Saturday, January 29, 2011

Y Combinator in Clojure

Even if it is hard to explain why, I particularly like the Y combinator. It isn't very practical in most "standard" languages. However, there is something poetic with it.

A couple of years ago I came from long exposure to SML and Haskell. As a consequence, when I started working with Erlang, I really missed the possibility to define everything as an anonymous inner function. I tended to organize my functions with inner sub-functions that often were recursive. As far as I knew (and still know), in Erlang it is rather hard to do this kind of things. First, the syntax is less clear than the Haskell equivalent and second, the "lambda" functions cannot be recursive. As a consequence, I tried using the Y combinator. And no, it is not a particularly good idea, but I enjoyed it.

Some times later, I tried to work with the Y combinator in Python. As Python completely lacks any form of tail call optimization, this is a very bad practice. However, I really liked the idea of using the Y combinator as a decorator... and that is almost as nice as the "apply decorator trick". Well, of course the apply decorator trick has no drawbacks and can be employed in real settings. The Y combinator in Python cannot (besides, the implementation I gave works only with functions with one argument, but the extension to arbitrary functions is trivial).

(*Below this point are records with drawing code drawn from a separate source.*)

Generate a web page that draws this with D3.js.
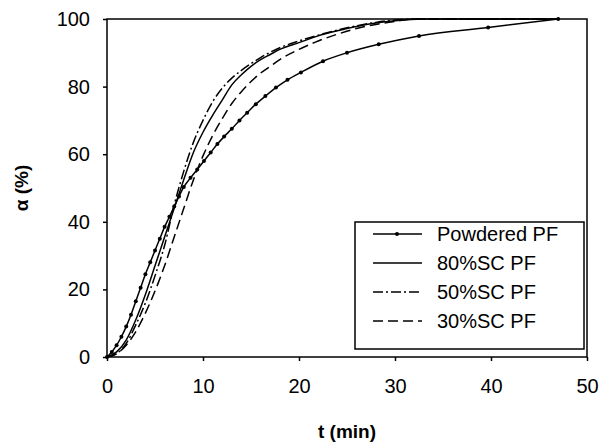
<!DOCTYPE html>
<html>
<head>
<meta charset="utf-8">
<script src="https://cdn.jsdelivr.net/npm/d3@7"></script>
<style>
  body { margin: 0; background: #fff; }
  text { font-family: "Liberation Sans", Arial, sans-serif; }
</style>
</head>
<body>
<svg id="chart" width="601" height="444"></svg>
<script>
// Data
const xTicks = [0, 10, 20, 30, 40, 50];
const yTicks = [0, 20, 40, 60, 80, 100];

const powderedT = [0, 0.5, 1, 1.5, 2, 2.5, 3, 3.5, 4, 4.5, 5, 5.5, 6, 6.5, 7, 7.5, 8, 8.7, 9.4, 10.1, 10.8, 11.5, 12.2, 13, 13.8, 14.6, 15.5, 16.5, 17.6, 18.8, 20.2, 22.5, 25, 28.3, 32.5, 39.7, 47];
const powderedA = [0, 1.5, 3.5, 6, 9, 12.5, 16.5, 20.5, 24.5, 28, 31.5, 35, 38.5, 41.5, 44.5, 47.5, 50.3, 53, 55.5, 58, 60.5, 63, 65.2, 67.5, 70, 72.3, 74.8, 77.2, 79.7, 82, 84.2, 87.5, 90, 92.5, 95, 97.5, 100];

const sc80T = [0, 1, 2, 3, 4, 5, 6, 7, 8, 9, 10, 11, 12, 13, 14, 15, 16, 17, 18, 20, 22, 24, 26, 28, 30, 33, 47];
const sc80A = [0, 1.5, 5, 11, 18.5, 27, 35.5, 44, 52.5, 60.5, 66.5, 71.5, 76, 80.5, 83.5, 86, 88, 89.5, 91, 93, 95, 96.5, 97.8, 98.8, 99.5, 100, 100];

const sc50T = [0, 1, 2, 3, 4, 5, 6, 7, 8, 9, 10, 11, 12, 13, 14, 15, 16, 18, 20, 22, 24, 26, 28, 30, 32, 47];
const sc50A = [0, 1, 4, 9.5, 16, 24, 33, 45, 55, 63.5, 70, 75.5, 79.5, 82.5, 84.8, 86.8, 88.6, 91.5, 93.5, 95.2, 96.7, 98, 99, 99.7, 100, 100];

const sc30T = [0, 1, 2, 3, 4, 5, 6, 7, 8, 9, 10, 11, 12, 13, 14, 15, 16, 17, 18, 20, 22, 24, 26, 28, 30, 32, 47];
const sc30A = [0, 1, 3.5, 7.5, 13, 19.5, 27, 35.5, 44, 52.4, 59.5, 65.5, 70.5, 75, 78.5, 81.5, 84, 86, 88, 91, 93.5, 95.5, 97.2, 98.4, 99.3, 100, 100];

const seriesNames = ["Powdered PF", "80%SC PF", "50%SC PF", "30%SC PF"];
const seriesDash = [null, null, "10,3,2,3", "10,5"];

const size = {
    width: 601,
    height: 444,
    margin: { top: 19, right: 14, bottom: 87, left: 107 }
};

const svg = d3.select("#chart");

// Scales
const xScale = d3.scaleLinear()
    .domain([0, 50])
    .range([size.margin.left, size.width - size.margin.right]);

const yScale = d3.scaleLinear()
    .domain([0, 100])
    .range([size.height - size.margin.bottom, size.margin.top]);

const zip = (ts, as) => ts.map((t, i) => ({ t: t, a: as[i] }));
const series = [
    zip(powderedT, powderedA),
    zip(sc80T, sc80A),
    zip(sc50T, sc50A),
    zip(sc30T, sc30A)
];

const line = d3.line()
    .x(d => xScale(d.t))
    .y(d => yScale(d.a))
    .curve(d3.curveMonotoneX);

// Curves
series.forEach((s, i) => {
    svg.append("path")
        .datum(s)
        .attr("d", line)
        .attr("fill", "none")
        .attr("stroke", "#000")
        .attr("stroke-width", 1.5)
        .attr("stroke-dasharray", seriesDash[i]);
});

// Markers on the powdered series
svg.selectAll(".dot")
    .data(series[0])
    .join("circle")
    .attr("class", "dot")
    .attr("cx", d => xScale(d.t))
    .attr("cy", d => yScale(d.a))
    .attr("r", 2)
    .attr("fill", "#000");

// Frame
svg.append("rect")
    .attr("x", xScale(0))
    .attr("y", yScale(100))
    .attr("width", xScale(50) - xScale(0))
    .attr("height", yScale(0) - yScale(100))
    .attr("fill", "none")
    .attr("stroke", "#000")
    .attr("stroke-width", 1.5);

// X axis
const xAxis = svg.append("g")
    .attr("transform", `translate(0, ${yScale(0)})`)
    .call(d3.axisBottom(xScale).tickValues(xTicks).tickSize(4).tickPadding(18));
xAxis.select(".domain").remove();
xAxis.selectAll("line").attr("stroke-width", 1.5);
xAxis.selectAll("text")
    .attr("font-size", 20)
    .attr("font-family", "Liberation Sans, Arial, sans-serif")
    .attr("fill", "#000");

// Y axis
const yAxis = svg.append("g")
    .attr("transform", `translate(${xScale(0)}, 0)`)
    .call(d3.axisLeft(yScale).tickValues(yTicks).tickSize(4).tickPadding(13));
yAxis.select(".domain").remove();
yAxis.selectAll("line").attr("stroke-width", 1.5);
yAxis.selectAll("text")
    .attr("font-size", 20)
    .attr("font-family", "Liberation Sans, Arial, sans-serif")
    .attr("fill", "#000");

// Axis titles
svg.append("text")
    .attr("x", 347)
    .attr("y", 438)
    .attr("text-anchor", "middle")
    .attr("font-size", 19)
    .attr("font-weight", "bold")
    .text("t (min)");

svg.append("text")
    .attr("transform", "translate(28, 188) rotate(-90)")
    .attr("text-anchor", "middle")
    .attr("font-size", 19)
    .attr("font-weight", "bold")
    .text("α (%)");

// Legend
const legend = svg.append("g");
legend.append("rect")
    .attr("x", 355)
    .attr("y", 222)
    .attr("width", 229)
    .attr("height", 127)
    .attr("fill", "#fff")
    .attr("stroke", "#000")
    .attr("stroke-width", 1.5);

seriesNames.forEach((name, i) => {
    const ly = 234 + i * 29;
    legend.append("line")
        .attr("x1", 373)
        .attr("x2", 422)
        .attr("y1", ly)
        .attr("y2", ly)
        .attr("stroke", "#000")
        .attr("stroke-width", 1.5)
        .attr("stroke-dasharray", seriesDash[i]);
    if (i === 0) {
        legend.append("circle")
            .attr("cx", 397)
            .attr("cy", ly)
            .attr("r", 2)
            .attr("fill", "#000");
    }
    legend.append("text")
        .attr("x", 437)
        .attr("y", ly + 7)
        .attr("font-size", 20)
        .text(name);
});
</script>
</body>
</html>
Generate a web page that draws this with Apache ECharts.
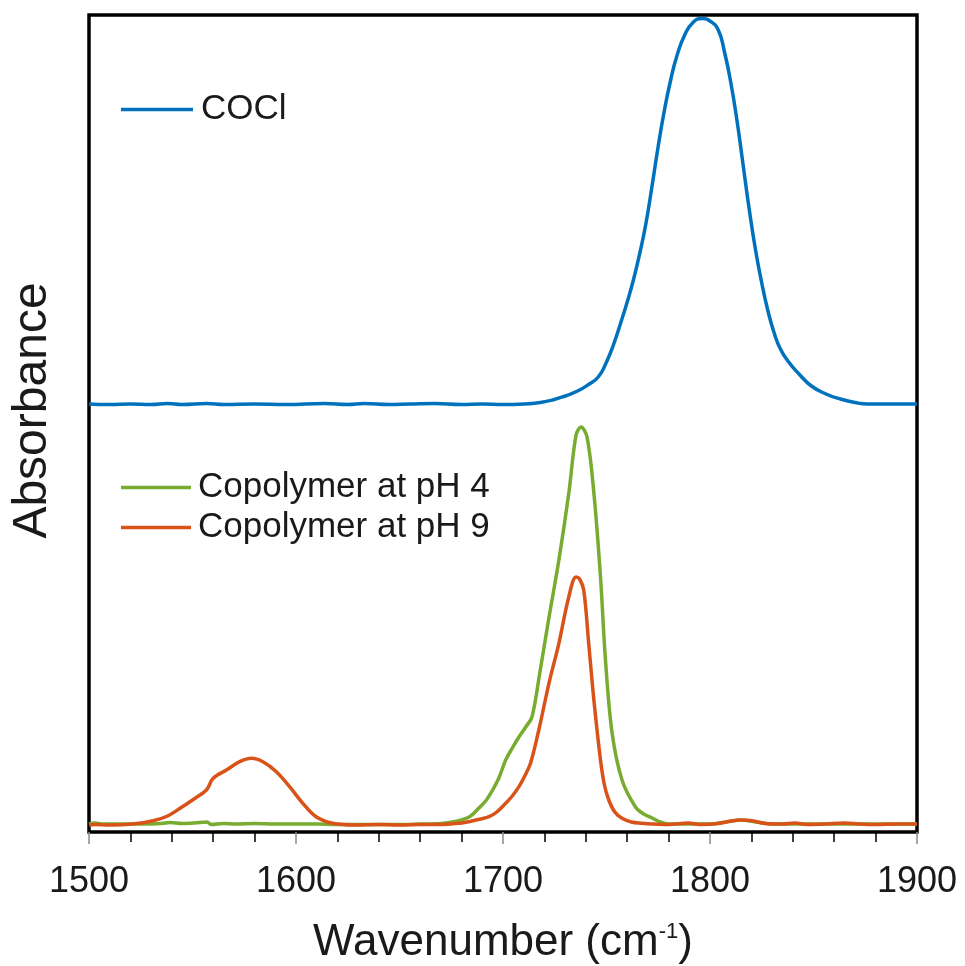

Back to clojure... I decided to implement Y in clojure as well. Of course, since clojure does not have TCO either, it is just a toy device. Moreover, there is no need for such a tool (as the syntax for nested recursive functions in clojure is nice). However, as I said... I love the Y combinator.

Well... this is the clojure version:

(defn Y [F]
  (let [G (fn [K]
        (F (fn [& A]
         (apply (K K) A))))]
    (G G)))


(def fact
     (Y (fn [f]
      (fn [n]
        (if (<= n 0)
          1
          (* n (f (- n 1))))))))


End of the story (yeah, basically it is like the scheme version). By the way... I'm starting toying with trampolines to see what can be done.